--- begin Data shown ---

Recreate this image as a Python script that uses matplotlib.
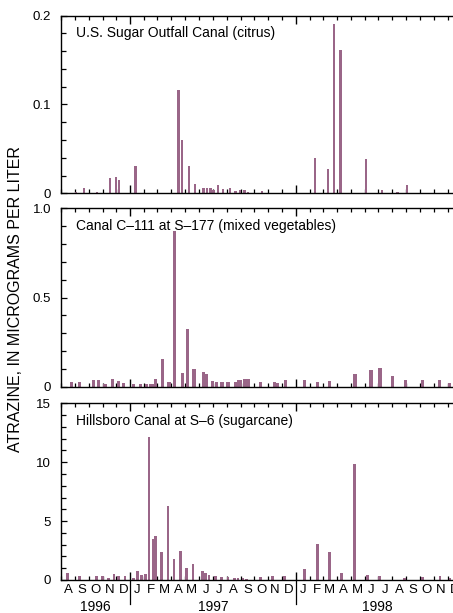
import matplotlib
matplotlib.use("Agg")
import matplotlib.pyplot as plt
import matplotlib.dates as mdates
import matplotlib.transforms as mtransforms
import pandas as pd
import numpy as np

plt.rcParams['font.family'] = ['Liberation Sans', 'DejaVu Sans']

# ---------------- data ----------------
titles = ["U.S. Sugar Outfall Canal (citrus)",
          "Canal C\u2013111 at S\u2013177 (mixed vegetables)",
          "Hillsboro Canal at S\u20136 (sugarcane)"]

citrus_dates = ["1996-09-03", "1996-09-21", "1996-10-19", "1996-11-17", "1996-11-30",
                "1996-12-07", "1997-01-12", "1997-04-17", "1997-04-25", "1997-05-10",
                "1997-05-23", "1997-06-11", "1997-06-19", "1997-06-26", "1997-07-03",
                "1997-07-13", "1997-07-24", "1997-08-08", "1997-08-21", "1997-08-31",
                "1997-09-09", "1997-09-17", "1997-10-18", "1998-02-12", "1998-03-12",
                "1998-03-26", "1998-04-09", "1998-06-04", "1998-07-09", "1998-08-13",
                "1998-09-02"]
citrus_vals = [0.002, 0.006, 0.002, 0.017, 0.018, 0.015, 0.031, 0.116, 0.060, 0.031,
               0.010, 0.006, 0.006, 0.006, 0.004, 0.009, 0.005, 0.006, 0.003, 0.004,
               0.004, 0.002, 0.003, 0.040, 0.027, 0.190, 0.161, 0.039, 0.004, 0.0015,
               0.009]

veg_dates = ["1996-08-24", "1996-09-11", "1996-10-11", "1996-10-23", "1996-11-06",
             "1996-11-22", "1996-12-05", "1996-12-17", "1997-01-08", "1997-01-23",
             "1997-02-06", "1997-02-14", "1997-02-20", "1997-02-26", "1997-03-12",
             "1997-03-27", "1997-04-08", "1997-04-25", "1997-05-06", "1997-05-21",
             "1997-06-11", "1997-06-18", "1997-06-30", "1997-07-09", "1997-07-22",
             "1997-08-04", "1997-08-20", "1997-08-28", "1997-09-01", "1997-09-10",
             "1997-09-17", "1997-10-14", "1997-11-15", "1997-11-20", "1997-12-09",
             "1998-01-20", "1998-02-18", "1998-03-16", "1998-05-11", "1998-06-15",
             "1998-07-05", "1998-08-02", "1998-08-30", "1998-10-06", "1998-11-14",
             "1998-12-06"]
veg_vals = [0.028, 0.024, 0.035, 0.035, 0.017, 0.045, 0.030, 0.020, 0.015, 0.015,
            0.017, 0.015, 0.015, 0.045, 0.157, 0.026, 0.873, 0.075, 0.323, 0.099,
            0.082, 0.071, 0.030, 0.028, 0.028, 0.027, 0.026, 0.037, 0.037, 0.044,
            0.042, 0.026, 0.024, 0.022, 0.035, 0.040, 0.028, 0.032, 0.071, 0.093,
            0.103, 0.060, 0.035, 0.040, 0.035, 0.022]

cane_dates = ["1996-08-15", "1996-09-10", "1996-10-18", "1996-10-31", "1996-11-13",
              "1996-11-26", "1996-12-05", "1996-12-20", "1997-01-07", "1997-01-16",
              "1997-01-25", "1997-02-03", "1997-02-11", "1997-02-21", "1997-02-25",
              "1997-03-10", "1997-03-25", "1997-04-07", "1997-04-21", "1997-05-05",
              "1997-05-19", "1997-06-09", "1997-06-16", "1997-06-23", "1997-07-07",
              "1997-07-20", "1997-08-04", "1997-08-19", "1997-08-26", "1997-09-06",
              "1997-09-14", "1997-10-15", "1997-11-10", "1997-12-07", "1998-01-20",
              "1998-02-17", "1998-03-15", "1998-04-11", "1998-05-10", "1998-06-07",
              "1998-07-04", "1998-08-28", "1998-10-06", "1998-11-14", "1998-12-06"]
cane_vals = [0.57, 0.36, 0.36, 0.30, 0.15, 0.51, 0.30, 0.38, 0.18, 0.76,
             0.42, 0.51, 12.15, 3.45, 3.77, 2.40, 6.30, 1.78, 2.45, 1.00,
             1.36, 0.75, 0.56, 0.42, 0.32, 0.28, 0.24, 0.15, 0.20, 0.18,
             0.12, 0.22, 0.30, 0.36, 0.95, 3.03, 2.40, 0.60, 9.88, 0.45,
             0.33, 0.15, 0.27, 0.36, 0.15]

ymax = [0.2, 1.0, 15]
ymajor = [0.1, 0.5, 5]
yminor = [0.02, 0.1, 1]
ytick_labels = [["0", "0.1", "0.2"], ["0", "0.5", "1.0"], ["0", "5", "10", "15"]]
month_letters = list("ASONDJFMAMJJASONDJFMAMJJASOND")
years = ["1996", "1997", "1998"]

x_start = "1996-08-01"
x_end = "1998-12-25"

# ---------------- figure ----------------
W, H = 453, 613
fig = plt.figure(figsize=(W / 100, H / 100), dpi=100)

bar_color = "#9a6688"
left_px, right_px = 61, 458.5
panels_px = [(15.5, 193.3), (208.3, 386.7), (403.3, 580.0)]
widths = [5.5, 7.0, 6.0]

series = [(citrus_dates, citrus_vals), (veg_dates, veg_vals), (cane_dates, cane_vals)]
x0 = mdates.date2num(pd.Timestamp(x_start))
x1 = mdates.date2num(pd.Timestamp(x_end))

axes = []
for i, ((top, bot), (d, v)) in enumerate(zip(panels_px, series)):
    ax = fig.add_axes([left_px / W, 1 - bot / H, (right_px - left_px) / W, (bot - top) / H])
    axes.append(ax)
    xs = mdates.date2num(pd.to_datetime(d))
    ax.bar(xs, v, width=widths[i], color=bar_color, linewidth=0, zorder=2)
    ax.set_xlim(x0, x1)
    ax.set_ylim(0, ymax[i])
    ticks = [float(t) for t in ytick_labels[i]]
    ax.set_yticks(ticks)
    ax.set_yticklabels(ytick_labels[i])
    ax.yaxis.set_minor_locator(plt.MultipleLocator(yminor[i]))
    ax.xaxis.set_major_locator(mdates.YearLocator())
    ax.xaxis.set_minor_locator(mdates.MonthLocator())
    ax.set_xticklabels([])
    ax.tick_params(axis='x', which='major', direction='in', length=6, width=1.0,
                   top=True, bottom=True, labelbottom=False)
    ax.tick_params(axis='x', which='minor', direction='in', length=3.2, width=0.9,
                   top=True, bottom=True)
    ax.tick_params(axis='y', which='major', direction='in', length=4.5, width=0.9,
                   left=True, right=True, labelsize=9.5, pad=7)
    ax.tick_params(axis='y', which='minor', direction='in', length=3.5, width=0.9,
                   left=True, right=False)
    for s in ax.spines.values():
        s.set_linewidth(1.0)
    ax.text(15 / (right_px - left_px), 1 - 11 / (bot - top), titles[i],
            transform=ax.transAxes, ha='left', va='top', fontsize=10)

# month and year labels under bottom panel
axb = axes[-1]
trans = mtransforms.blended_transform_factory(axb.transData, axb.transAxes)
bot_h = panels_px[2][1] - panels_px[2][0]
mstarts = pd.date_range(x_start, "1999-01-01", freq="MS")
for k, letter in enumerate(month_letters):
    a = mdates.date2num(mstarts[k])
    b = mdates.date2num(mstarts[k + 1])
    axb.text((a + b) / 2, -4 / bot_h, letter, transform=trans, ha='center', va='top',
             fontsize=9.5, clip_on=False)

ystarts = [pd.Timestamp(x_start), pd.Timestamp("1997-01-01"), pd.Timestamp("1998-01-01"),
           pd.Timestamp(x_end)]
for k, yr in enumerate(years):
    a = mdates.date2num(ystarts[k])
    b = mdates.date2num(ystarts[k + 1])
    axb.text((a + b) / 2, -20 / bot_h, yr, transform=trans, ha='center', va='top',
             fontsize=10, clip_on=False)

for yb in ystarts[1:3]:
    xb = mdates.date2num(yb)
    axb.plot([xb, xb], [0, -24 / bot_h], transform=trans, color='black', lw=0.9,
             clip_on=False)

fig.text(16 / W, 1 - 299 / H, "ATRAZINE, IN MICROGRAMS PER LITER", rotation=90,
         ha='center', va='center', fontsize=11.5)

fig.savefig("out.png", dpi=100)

--- end Data shown ---

*Work to do*: From the first line above through the line containing "plt.rcParams['font.family'] = ['Liberation", copy everything exactly, without the pictures.

*Result of the task*:
Recreate this image as a Python script that uses matplotlib.
import matplotlib
matplotlib.use("Agg")
import matplotlib.pyplot as plt
import matplotlib.dates as mdates
import matplotlib.transforms as mtransforms
import pandas as pd
import numpy as np

plt.rcParams['font.family'] = ['Liberation Sans', 'DejaVu Sans']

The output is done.